Dès lors, d’autres acteurs du secteur télévisuel, qui jusque là proposaient des offres de contenus audiovisuels sans pour autant participer au financement du compte de soutien de l’industrie cinématographique et audiovisuelle (créé en 1959), s’y voient désormais redevables. Ainsi, les cablo-opérateurs (TNT), les distributeurs de télévisions par téléphonie mobile personnelle (TMP) participent notamment au financement du COSIP. De plus, à la suite d’un amendement, adopté le 25 janvier 2007 sur l’impulsion Emmanuel Hamelin, les fournisseurs d’accès à internet (FAI) sont eux-aussi redevables de cette taxe.

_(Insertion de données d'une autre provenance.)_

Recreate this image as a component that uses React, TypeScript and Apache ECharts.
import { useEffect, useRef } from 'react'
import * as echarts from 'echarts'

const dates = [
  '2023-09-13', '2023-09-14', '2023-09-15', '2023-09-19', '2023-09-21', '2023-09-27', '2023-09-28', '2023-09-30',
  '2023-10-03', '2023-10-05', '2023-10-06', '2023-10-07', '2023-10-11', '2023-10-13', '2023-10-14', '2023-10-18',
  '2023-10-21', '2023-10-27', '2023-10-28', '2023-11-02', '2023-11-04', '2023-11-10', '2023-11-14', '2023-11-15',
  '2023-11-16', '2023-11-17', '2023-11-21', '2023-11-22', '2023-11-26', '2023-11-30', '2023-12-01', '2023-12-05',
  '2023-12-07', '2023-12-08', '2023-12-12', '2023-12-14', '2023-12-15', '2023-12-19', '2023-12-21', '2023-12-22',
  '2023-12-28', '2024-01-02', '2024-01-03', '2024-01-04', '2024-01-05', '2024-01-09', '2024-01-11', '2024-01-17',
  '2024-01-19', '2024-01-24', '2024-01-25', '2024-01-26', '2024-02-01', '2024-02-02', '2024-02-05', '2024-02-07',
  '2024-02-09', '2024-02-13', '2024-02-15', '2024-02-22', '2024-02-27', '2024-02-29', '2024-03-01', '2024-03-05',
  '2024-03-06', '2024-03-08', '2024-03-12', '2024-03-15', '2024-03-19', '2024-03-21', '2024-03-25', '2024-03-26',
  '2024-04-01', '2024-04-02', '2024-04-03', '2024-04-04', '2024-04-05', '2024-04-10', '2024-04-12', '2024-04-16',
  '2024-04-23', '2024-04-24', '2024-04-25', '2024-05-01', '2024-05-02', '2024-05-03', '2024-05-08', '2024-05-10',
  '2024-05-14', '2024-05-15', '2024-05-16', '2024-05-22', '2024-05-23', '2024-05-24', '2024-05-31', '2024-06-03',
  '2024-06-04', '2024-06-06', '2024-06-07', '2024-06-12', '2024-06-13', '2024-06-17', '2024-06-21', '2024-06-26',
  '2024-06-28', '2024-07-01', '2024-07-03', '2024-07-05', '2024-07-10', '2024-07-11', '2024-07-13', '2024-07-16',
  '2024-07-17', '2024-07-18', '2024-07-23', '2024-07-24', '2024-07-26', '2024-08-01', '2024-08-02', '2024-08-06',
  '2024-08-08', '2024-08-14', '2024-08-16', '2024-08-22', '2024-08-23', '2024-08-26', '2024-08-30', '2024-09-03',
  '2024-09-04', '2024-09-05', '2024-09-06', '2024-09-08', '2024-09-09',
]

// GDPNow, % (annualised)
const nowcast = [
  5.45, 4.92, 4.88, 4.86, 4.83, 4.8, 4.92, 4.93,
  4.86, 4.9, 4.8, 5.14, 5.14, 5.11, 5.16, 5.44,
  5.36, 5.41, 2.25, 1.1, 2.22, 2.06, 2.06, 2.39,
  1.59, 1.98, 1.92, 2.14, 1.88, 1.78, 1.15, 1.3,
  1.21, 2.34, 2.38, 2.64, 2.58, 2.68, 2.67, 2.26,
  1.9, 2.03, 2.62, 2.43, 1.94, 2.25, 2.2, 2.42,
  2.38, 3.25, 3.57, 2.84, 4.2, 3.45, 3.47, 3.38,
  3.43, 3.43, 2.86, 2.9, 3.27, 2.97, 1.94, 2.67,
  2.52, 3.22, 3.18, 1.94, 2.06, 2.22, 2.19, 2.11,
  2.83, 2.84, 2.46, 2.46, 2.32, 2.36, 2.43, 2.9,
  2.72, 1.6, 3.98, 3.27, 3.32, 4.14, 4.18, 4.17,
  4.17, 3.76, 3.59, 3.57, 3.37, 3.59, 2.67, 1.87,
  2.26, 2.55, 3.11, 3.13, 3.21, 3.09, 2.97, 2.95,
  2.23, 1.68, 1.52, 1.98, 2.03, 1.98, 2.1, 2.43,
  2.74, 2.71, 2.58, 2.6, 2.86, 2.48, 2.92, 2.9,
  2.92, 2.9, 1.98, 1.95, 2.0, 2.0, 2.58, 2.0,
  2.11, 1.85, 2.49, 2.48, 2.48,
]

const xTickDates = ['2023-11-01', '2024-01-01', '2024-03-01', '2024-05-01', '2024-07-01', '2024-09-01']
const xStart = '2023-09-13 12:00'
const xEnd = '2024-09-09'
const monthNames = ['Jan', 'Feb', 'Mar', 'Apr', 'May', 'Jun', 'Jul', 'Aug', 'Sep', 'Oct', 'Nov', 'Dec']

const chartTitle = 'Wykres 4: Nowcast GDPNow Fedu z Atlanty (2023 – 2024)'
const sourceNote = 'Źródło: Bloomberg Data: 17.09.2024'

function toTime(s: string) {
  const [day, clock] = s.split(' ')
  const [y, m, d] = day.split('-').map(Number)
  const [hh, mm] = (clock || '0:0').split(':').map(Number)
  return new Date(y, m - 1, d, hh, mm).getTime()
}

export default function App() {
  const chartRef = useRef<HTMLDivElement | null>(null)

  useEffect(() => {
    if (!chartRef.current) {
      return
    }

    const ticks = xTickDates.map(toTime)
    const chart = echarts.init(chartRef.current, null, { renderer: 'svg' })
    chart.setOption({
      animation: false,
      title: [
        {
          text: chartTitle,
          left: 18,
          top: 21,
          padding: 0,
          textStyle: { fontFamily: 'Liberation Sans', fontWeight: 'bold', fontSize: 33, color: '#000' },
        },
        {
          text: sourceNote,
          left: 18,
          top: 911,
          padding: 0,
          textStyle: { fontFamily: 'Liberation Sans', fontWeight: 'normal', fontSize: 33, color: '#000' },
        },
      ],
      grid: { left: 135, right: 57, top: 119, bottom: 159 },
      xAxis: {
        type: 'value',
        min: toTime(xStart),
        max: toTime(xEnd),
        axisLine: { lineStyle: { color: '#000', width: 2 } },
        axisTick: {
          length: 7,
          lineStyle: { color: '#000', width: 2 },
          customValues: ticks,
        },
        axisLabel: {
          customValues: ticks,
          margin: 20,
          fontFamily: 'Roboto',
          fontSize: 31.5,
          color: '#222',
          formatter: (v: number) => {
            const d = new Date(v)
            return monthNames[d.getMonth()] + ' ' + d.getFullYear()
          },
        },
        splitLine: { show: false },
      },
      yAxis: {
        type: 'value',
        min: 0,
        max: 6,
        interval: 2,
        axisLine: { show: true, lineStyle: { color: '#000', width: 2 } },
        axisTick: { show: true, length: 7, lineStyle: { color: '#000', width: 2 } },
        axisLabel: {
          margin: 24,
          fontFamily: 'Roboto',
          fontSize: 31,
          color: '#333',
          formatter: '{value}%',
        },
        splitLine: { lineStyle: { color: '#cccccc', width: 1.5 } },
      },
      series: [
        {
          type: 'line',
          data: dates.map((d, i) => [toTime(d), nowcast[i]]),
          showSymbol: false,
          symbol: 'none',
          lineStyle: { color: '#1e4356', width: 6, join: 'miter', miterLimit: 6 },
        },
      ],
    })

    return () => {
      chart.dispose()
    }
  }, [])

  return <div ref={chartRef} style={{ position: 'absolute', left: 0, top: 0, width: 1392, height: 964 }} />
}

L’assiette de la taxe commune télévisuelle se trouve donc élargie et le fonctionnement du compte de soutien de 1959 modernisé. Le taux de la taxe est variable et progressif. Il différencie les éditeurs des distributeurs de services de télévision :
→ concernant les éditeurs, l’assiette de la taxe porte sur le montant hors TVA des recettes publicitaires et de parrainage (après abattement de 4% pour frais de régie), du produit de la redevance audiovisuelle et du produit des appels téléphoniques et des envois de sms afférents aux programmes TV proposés. Le taux de cette taxe est unique dans ce cas et s’élève à 5,5% lorsque l’assiette de la taxe est supérieure à 11 000 000€. Pour les services de TMP et pour les services diffusés en haute définition, le taux sera respectivement majoré de 0,1 et de 0,2%.

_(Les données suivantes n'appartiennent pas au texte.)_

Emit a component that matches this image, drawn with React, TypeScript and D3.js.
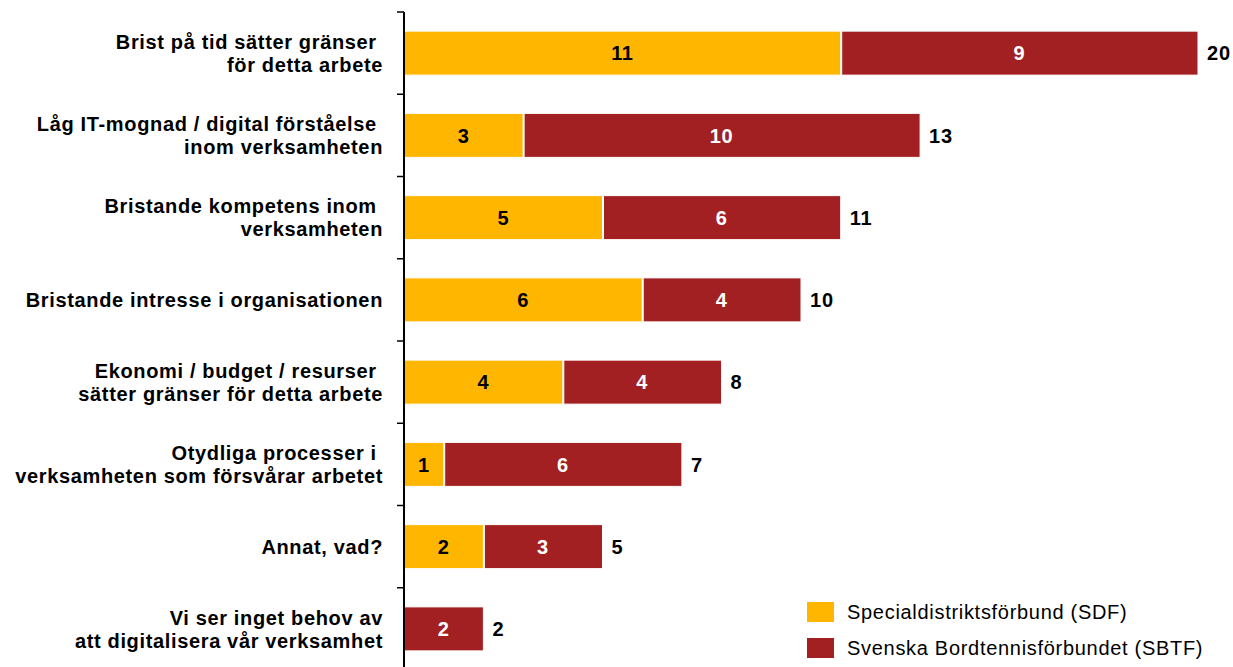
import React from "react";
import * as d3 from "d3";

const categories = [
  ["Brist på tid sätter gränser ", "för detta arbete"],
  ["Låg IT-mognad / digital förståelse ", "inom verksamheten"],
  ["Bristande kompetens inom ", "verksamheten"],
  ["Bristande intresse i organisationen"],
  ["Ekonomi / budget / resurser ", "sätter gränser för detta arbete"],
  ["Otydliga processer i ", "verksamheten som försvårar arbetet"],
  ["Annat, vad?"],
  ["Vi ser inget behov av", "att digitalisera vår verksamhet"],
];
const sdf = [11, 3, 5, 6, 4, 1, 2, 0];
const sbtf = [9, 10, 6, 4, 4, 6, 3, 2];
const seriesNames = ["Specialdistriktsförbund (SDF)", "Svenska Bordtennisförbundet (SBTF)"];
const colors = ["#FFB600", "#A32022"];

export default function App() {
  const W = 1233, H = 667;
  const x0 = 404;
  const x = d3.scaleLinear().domain([0, 20]).range([x0, 1198]);
  const y = d3.scaleBand<number>().domain(d3.range(categories.length)).range([12, 670]).padding(0);
  const barH = 44;
  const font = "'Liberation Sans', Arial, Helvetica, sans-serif";
  const fs = 20;
  return (
    <svg width={W} height={H} style={{ position: "absolute", left: 0, top: 0, fontFamily: font }}>
      {categories.map((lines, i) => {
        const yc = (y(i) as number) + y.bandwidth() / 2;
        const top = yc - barH / 2;
        const a = sdf[i], b = sbtf[i];
        const total = a + b;
        const lh = 23;
        return (
          <g key={i}>
            {a > 0 && (
              <rect x={x(0)} y={top} width={x(a) - x(0)} height={barH} fill={colors[0]} stroke="#fff" strokeWidth={1} />
            )}
            {b > 0 && (
              <rect x={x(a) + (a > 0 ? 1 : 0)} y={top} width={x(a + b) - x(a) - (a > 0 ? 1 : 0)} height={barH} fill={colors[1]} stroke="#fff" strokeWidth={1} />
            )}
            {a > 0 && (
              <text x={(x(0) + x(a)) / 2} y={yc} dy="0.36em" textAnchor="middle" fontWeight="bold" fontSize={fs} letterSpacing={0.6} fill="#000">{a}</text>
            )}
            {b > 0 && (
              <text x={(x(a) + x(a + b)) / 2} y={yc} dy="0.36em" textAnchor="middle" fontWeight="bold" fontSize={fs} letterSpacing={0.6} fill="#fff">{b}</text>
            )}
            <text x={x(total) + 9} y={yc} dy="0.36em" textAnchor="start" fontWeight="bold" fontSize={fs} letterSpacing={0.8} fill="#000">{total}</text>
            {lines.map((ln, j) => (
              <text key={j} x={383} y={yc + (j - (lines.length - 1) / 2) * lh} dy="0.36em" textAnchor="end" fontWeight="bold" fontSize={fs} letterSpacing={0.65} fill="#000" style={{ whiteSpace: "pre" }}>{ln}</text>
            ))}
          </g>
        );
      })}
      <line x1={x0} x2={x0} y1={12} y2={H} stroke="#000" strokeWidth={2} />
      {categories.map((_, i) => (
        <line key={i} x1={x0 - 7} x2={x0} y1={y(i) as number} y2={y(i) as number} stroke="#000" strokeWidth={1.5} />
      ))}
      {seriesNames.map((n, i) => (
        <g key={n}>
          <rect x={807} y={602 + i * 36} width={27} height={20} fill={colors[i]} />
          <text x={847} y={612 + i * 36} dy="0.36em" fontSize={20} letterSpacing={0.7} fill="#000">{n}</text>
        </g>
      ))}
    </svg>
  );
}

→ concernant les distributeurs, l’assiette se base sur le montant hors TVA des abonnements et des autres services de télévision (ex Vod) avec un taux progressif (et plafonné à 4,5% à partir de 10 000 000€ encaissés) en fonction de l’assiette de la taxe, afin de ne pas léser les petits opérateurs dans le secteur de la télévision.
Cependant, pour les offres triple-play, l’assiette de la taxe se base sur la seule part de l’abonnement correspondant au service de télévision. En contrepartie d’une TVA à taux réduit à 5,5% sur la moitié de l’abonnement, les FAI ont accepté de participer à la taxe commune télévisuelle à hauteur de 50% de l’abonnement global. En 2007, une hausse de la TVA au taux normal de 19,6% sur l’ensemble du forfait triple-play (sans pour autant revoir la base de la taxe COSIP) a poussé la société Free à proposer une option tv à 1,99€ afin de contrer les augmentations de prix liées à la hausse de TVA.
Ainsi, Free n’était redevable de la taxe commune télévisuelle que sur la base du prix de cette option et payait moins que ses homologues. Afin de contrer le contournement de Free vis-à-vis de sa contribution à la taxe commune télévisuelle, un amendement « anti-free » a été adopté par la loi de finances pour 2012 afin de centraliser la taxe COSIP à tout abonnement mobile ou fixe et non plus uniquement à la partie TV. Les FAI craignent d’être taxés plus lourdement, et la Fédération française des télécoms souligne que contrairement au budget prévisionnel, la taxe commune télévisuelle dépassera sans doute les 300 millions d’euros, alors que l’amendement plafonne le versement de la taxe au CNC à 229 millions d’euros. Il s’agit aussi de savoir à quoi va servir l’excédent des recettes de cette taxe initialement réservée au soutien de l’industrie cinématographique et audiovisuelle. Enfin, une sanction de la France par la Cour de justice de l’Union européenne pourrait être envisagée.